Short task: Render the material again word for word, skipping the pictures in it.

Provided material:
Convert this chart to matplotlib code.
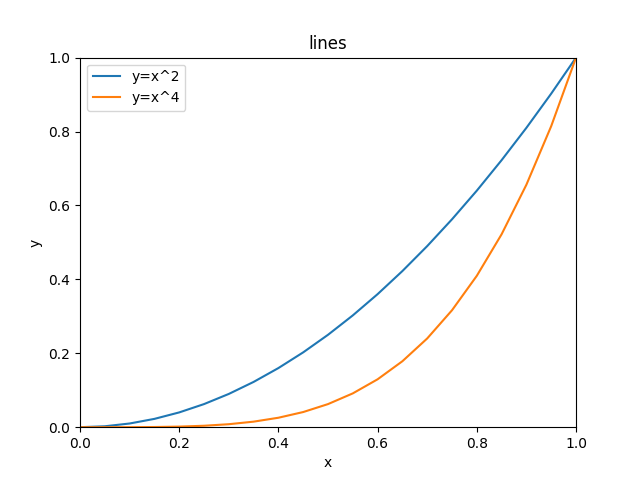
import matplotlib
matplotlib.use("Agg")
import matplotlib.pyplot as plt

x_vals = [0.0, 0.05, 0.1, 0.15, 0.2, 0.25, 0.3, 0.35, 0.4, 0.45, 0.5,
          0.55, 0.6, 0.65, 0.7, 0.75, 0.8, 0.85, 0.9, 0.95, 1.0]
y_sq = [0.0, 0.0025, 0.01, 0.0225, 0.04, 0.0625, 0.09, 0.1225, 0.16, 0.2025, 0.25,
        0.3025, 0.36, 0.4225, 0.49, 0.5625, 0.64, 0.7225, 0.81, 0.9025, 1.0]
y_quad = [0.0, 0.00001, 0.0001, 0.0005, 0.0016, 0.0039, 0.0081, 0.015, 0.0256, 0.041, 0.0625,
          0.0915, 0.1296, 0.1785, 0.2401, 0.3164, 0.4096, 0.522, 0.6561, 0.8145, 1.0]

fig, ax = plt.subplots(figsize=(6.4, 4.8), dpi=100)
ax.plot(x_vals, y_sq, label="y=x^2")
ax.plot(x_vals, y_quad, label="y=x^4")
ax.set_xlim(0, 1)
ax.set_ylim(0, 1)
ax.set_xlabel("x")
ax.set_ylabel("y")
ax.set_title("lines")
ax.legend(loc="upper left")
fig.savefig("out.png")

Answer:
Convert this chart to matplotlib code.
import matplotlib
matplotlib.use("Agg")
import matplotlib.pyplot as plt

x_vals = [0.0, 0.05, 0.1, 0.15, 0.2, 0.25, 0.3, 0.35, 0.4, 0.45, 0.5,
          0.55, 0.6, 0.65, 0.7, 0.75, 0.8, 0.85, 0.9, 0.95, 1.0]
y_sq = [0.0, 0.0025, 0.01, 0.0225, 0.04, 0.0625, 0.09, 0.1225, 0.16, 0.2025, 0.25,
        0.3025, 0.36, 0.4225, 0.49, 0.5625, 0.64, 0.7225, 0.81, 0.9025, 1.0]
y_quad = [0.0, 0.00001, 0.0001, 0.0005, 0.0016, 0.0039, 0.0081, 0.015, 0.0256, 0.041, 0.0625,
          0.0915, 0.1296, 0.1785, 0.2401, 0.3164, 0.4096, 0.522, 0.6561, 0.8145, 1.0]

fig, ax = plt.subplots(figsize=(6.4, 4.8), dpi=100)
ax.plot(x_vals, y_sq, label="y=x^2")
ax.plot(x_vals, y_quad, label="y=x^4")
ax.set_xlim(0, 1)
ax.set_ylim(0, 1)
ax.set_xlabel("x")
ax.set_ylabel("y")
ax.set_title("lines")
ax.legend(loc="upper left")
fig.savefig("out.png")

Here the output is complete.